• [Task details] Answer with one number: how many lines have "that".

Entries with chart source code:
★ ★ ★ ★
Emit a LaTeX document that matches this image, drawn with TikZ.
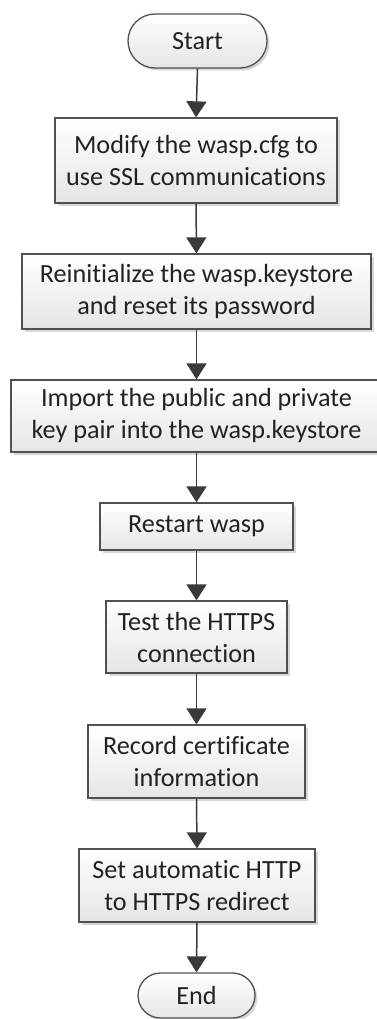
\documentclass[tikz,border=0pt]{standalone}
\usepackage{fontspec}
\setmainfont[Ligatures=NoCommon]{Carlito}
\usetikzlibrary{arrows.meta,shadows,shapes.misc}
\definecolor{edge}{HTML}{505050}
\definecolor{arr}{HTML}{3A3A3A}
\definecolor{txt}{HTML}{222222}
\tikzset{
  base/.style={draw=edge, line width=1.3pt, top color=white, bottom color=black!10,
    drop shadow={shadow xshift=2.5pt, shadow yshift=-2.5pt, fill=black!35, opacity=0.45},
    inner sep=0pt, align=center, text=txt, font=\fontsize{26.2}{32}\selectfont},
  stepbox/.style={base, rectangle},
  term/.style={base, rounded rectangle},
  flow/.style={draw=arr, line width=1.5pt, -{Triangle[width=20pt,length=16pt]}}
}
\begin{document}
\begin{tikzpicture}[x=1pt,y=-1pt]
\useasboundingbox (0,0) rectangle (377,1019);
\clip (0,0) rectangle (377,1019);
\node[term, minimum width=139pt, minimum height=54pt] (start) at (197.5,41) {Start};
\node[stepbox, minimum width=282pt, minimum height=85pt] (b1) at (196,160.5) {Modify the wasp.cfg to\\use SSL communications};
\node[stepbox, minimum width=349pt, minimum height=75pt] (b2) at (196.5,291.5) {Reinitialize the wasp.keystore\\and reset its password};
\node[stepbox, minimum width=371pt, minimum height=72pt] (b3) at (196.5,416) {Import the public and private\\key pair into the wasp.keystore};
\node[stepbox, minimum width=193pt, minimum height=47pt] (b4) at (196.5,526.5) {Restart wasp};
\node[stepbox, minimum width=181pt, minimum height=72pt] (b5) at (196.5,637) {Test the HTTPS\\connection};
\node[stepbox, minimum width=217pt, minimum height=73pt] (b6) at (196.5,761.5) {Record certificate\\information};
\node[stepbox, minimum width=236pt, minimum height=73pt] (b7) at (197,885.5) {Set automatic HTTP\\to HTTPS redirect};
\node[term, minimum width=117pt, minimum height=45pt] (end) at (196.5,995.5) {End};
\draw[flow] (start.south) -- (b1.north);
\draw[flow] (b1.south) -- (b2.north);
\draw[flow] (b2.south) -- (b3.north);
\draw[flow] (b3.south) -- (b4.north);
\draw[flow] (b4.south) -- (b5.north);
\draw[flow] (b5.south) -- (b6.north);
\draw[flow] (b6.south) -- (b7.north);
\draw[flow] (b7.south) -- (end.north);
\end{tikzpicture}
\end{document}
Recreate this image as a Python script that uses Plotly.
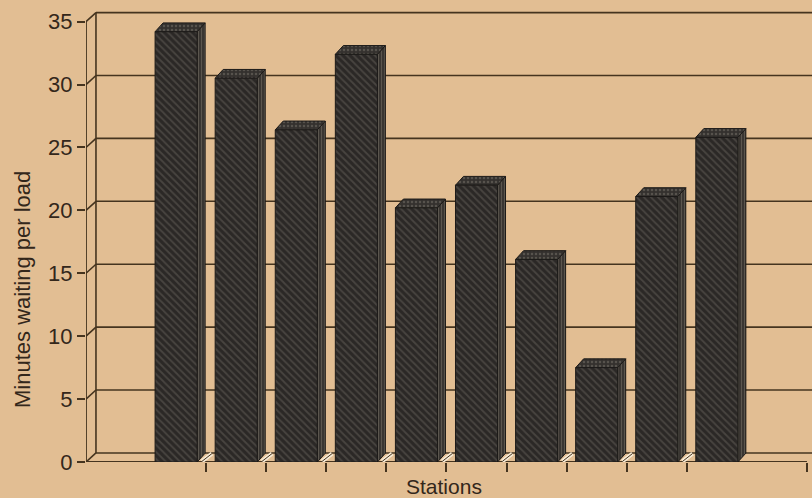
★ ★ ★ ★
• [Result] 2